» Material
'''

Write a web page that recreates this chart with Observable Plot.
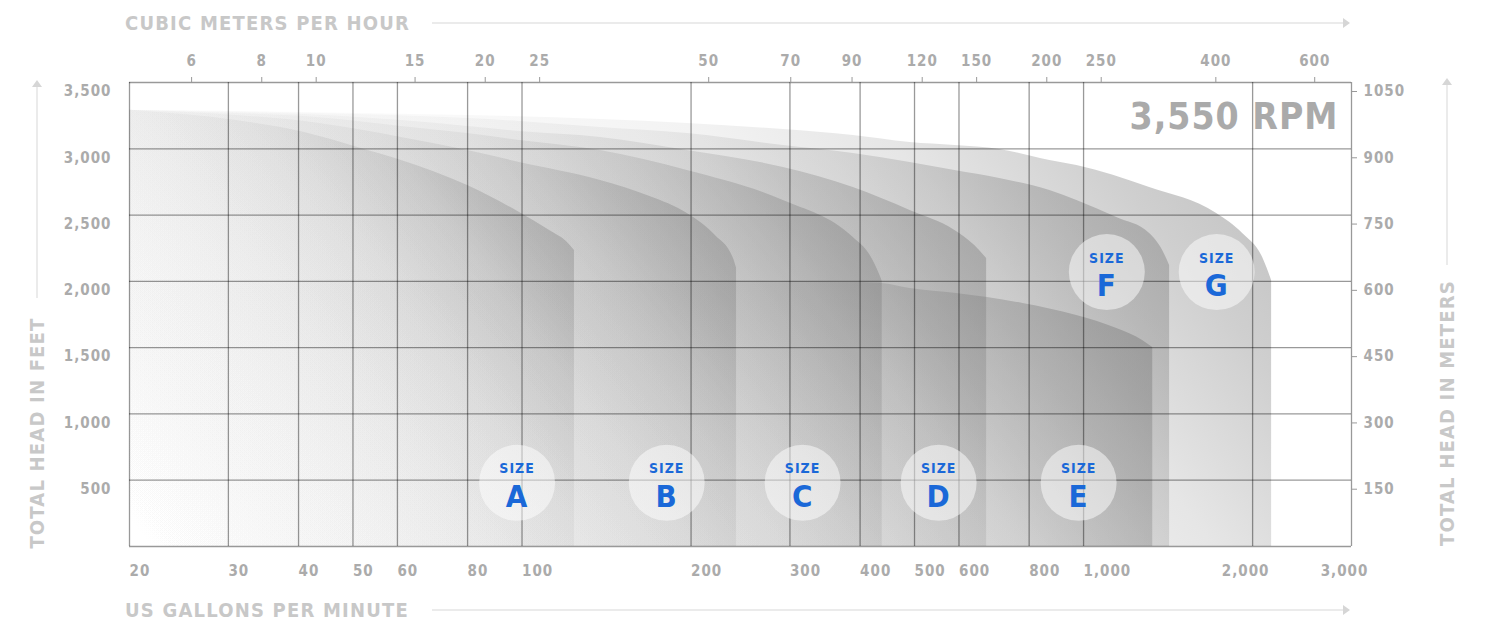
<!DOCTYPE html>
<html>
<head>
<meta charset="utf-8">
<script src="https://cdn.jsdelivr.net/npm/d3@7"></script>
<script src="https://cdn.jsdelivr.net/npm/@observablehq/plot@0.6"></script>
<style>
  body { margin: 0; background: #fff; }
  #wrap { position: relative; width: 1492px; height: 623px; overflow: hidden;
    font-family: "DejaVu Sans Condensed", "DejaVu Sans", sans-serif; font-stretch: condensed; font-weight: bold; }
  .ttl { position: absolute; color: #c8c8c8; font-size: 20px; letter-spacing: 1.2px; white-space: nowrap; line-height: 1; }
  .vt { transform: translate(-50%, -50%) rotate(-90deg); }
  .hline { position: absolute; height: 2px; background: #ebebeb; }
  .hline:after { content: ""; position: absolute; right: -6px; top: -4px; border-left: 7px solid #d6d6d6;
    border-top: 5px solid transparent; border-bottom: 5px solid transparent; }
  .vline { position: absolute; width: 2px; background: #ebebeb; }
  .vline:after { content: ""; position: absolute; top: -6px; left: -4px; border-bottom: 7px solid #d6d6d6;
    border-left: 5px solid transparent; border-right: 5px solid transparent; }
</style>
</head>
<body>
<div id="wrap">
  <div class="ttl" style="left:125px;top:13px">CUBIC METERS PER HOUR</div>
  <div class="hline" style="left:432px;top:22px;width:912px"></div>
  <div class="ttl" style="left:125px;top:600px">US GALLONS PER MINUTE</div>
  <div class="hline" style="left:432px;top:609px;width:912px"></div>
  <div class="ttl vt" style="left:37px;top:433px">TOTAL HEAD IN FEET</div>
  <div class="vline" style="left:36px;top:86px;height:212px"></div>
  <div class="ttl vt" style="left:1447px;top:413px">TOTAL HEAD IN METERS</div>
  <div class="vline" style="left:1446px;top:84px;height:181px"></div>
</div>
<script>
// ---- tick values / labels ----
const gpmTicks = [20, 30, 40, 50, 60, 80, 100, 200, 300, 400, 500, 600, 800, 1000, 2000, 3000];
const cmhTicks = [6, 8, 10, 15, 20, 25, 50, 70, 90, 120, 150, 200, 250, 400, 600];
const headTicks = [500, 1000, 1500, 2000, 2500, 3000, 3500];
const meterTicks = [150, 300, 450, 600, 750, 900, 1050];
const gpmPerCmh = 4.3;   // as placed on the chart's top axis

// ---- pump curves: [US gpm, head ft] ----
const sizeA = [[20,3290],[31,3213],[41,3123],[51,3010],[61,2912],[80,2723],[99,2519],[112,2384],[120,2300],[124,2233]];
const sizeB = [[20,3290],[31,3251],[41,3206],[51,3145],[61,3085],[80,2987],[99,2897],[138,2761],[169,2640],[197,2512],[221,2346],[238,2172],[241,2100]];
const sizeC = [[20,3290],[31,3266],[41,3243],[51,3206],[61,3168],[80,3115],[99,3062],[138,2987],[197,2836],[292,2610],[389,2331],[417,2195],[434,2044],[438,2000]];
const sizeD = [[20,3290],[31,3274],[41,3258],[51,3236],[61,3213],[80,3168],[99,3130],[138,3085],[197,2987],[292,2859],[389,2708],[491,2535],[590,2384],[640,2270],[672,2172]];
const sizeE = [[20,2010],[100,2008],[200,2004],[300,1998],[437,1984],[491,1946],[594,1908],[780,1833],[972,1742],[1146,1644],[1274,1554],[1328,1501]];
const sizeF = [[20,3290],[31,3281],[51,3258],[80,3228],[99,3206],[138,3160],[197,3115],[292,3024],[389,2964],[491,2897],[590,2836],[709,2776],[871,2685],[973,2610],[1146,2482],[1311,2361],[1383,2233],[1423,2120]];
const sizeG = [[20,3290],[31,3281],[51,3266],[80,3251],[138,3221],[197,3191],[292,3145],[389,3100],[491,3047],[590,3024],[709,2995],[871,2912],[973,2874],[1311,2708],[1726,2512],[1920,2361],[2084,2180],[2162,2006]];

// ---- size badges ----
const sizeLetters = ["A", "B", "C", "D", "E", "F", "G"];
const labelGpm = [98, 181, 316, 552, 980, 1100, 1726];
const labelHead = [480, 480, 480, 480, 480, 2070, 2070];
const rpmLabel = "3,550 RPM";

const badges = sizeLetters.map((s, i) => ({s, gpm: labelGpm[i], head: labelHead[i]}));
const layers = [sizeG, sizeF, sizeE, sizeD, sizeC, sizeB, sizeA]; // back to front

const fmt = d3.format(",");
// shading: opacity ramp along a direction ~38deg above horizontal, per shape
const shadeStops = [[0, 0], [0.3, 0.02], [0.45, 0.045], [0.6, 0.09], [0.73, 0.19], [0.86, 0.36], [1, 0.5]];
const shadeAngle = 38.5;

const gridStyle = {stroke: "#000", strokeOpacity: 0.4, strokeWidth: 1.3};
const labelStyle = {fill: "#ababab", fontSize: 15};

const chart = Plot.plot({
  width: 1492, height: 623,
  marginLeft: 129, marginRight: 141, marginTop: 82, marginBottom: 77,
  x: {type: "log", domain: [20, 3000], axis: null},
  y: {domain: [0, 3500], axis: null},
  style: {fontFamily: '"DejaVu Sans Condensed", "DejaVu Sans", sans-serif', fontWeight: "bold",
          fontStretch: "condensed", letterSpacing: "1px", background: "transparent", overflow: "visible"},
  marks: [
    ...layers.map((data, i) => Plot.areaY(data, {x: d => d[0], y: d => d[1], fill: `url(#shade-${i})`, curve: "monotone-x"})),
    Plot.ruleX(gpmTicks, {x: d => d, ...gridStyle}),
    Plot.ruleY([0, ...headTicks], {y: d => d, ...gridStyle}),
    // bottom axis labels
    Plot.text(gpmTicks.filter(d => d < 2000), {x: d => d, text: d => fmt(d), frameAnchor: "bottom",
      dy: 29, textAnchor: "start", ...labelStyle}),
    Plot.text(gpmTicks.filter(d => d >= 2000), {x: d => d, text: d => fmt(d), frameAnchor: "bottom",
      dy: 29, dx: -7, textAnchor: "middle", ...labelStyle}),
    // top axis (m3/h): ticks + labels
    Plot.axisX(cmhTicks.map(d => d * gpmPerCmh), {anchor: "top", tickSize: 6, tickFormat: () => "",
      label: null, stroke: "#999"}),
    Plot.text(cmhTicks, {x: d => d * gpmPerCmh, text: d => String(d), frameAnchor: "top", dy: -27, ...labelStyle}),
    // left axis (ft)
    Plot.axisY(headTicks, {anchor: "left", tickSize: 0, tickPadding: 18, dy: 9, label: null,
      tickFormat: d => fmt(d), fill: "#ababab", fontSize: 15}),
    // right axis (m)
    Plot.axisY(headTicks, {anchor: "right", tickSize: 5, tickPadding: 7, dy: 9, label: null,
      tickFormat: d => String(meterTicks[headTicks.indexOf(d)]), stroke: "#999", fill: "#ababab", fontSize: 15}),
    // badges
    Plot.dot(badges, {x: "gpm", y: "head", r: 38, fill: "#ffffff", fillOpacity: 0.5}),
    Plot.text(badges, {x: "gpm", y: "head", text: () => "SIZE", dy: -14, fontSize: 14, fill: "#1a68d8"}),
    Plot.text(badges, {x: "gpm", y: "head", text: "s", dy: 14, fontSize: 31, fill: "#1a68d8"}),
    // RPM
    Plot.text([rpmLabel], {text: d => d, frameAnchor: "top-right", dx: -13, dy: 35, lineAnchor: "middle",
      textAnchor: "end", fontSize: 37, fill: "#aaaaaa", letterSpacing: "2px"})
  ]
});

// gradients, computed from the plot's own scales
const sx = chart.scale("x"), sy = chart.scale("y");
const a = shadeAngle * Math.PI / 180, ux = Math.cos(a), uy = -Math.sin(a);
const defs = d3.select(chart).insert("defs", ":first-child");
layers.forEach((data, i) => {
  const x0 = sx.apply(data[0][0]), y0 = sy.apply(0);
  const x1 = sx.apply(data[data.length - 1][0]), y1 = sy.apply(d3.max(data, d => d[1]));
  const p = (x1 - x0) * ux + (y1 - y0) * uy;
  const g = defs.append("linearGradient").attr("id", `shade-${i}`).attr("gradientUnits", "userSpaceOnUse")
    .attr("x1", x0).attr("y1", y0).attr("x2", x0 + ux * p).attr("y2", y0 + uy * p);
  for (const [o, op] of shadeStops)
    g.append("stop").attr("offset", o).attr("stop-color", "#7a7a7a").attr("stop-opacity", op);
});

chart.style.position = "absolute";
chart.style.left = "0px";
chart.style.top = "0px";
document.getElementById("wrap").prepend(chart);
</script>
</body>
</html>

'''

» Work to do
Of the lines in the data above, how many contain the word "chart"? Give only that figure.

» Output of the task
9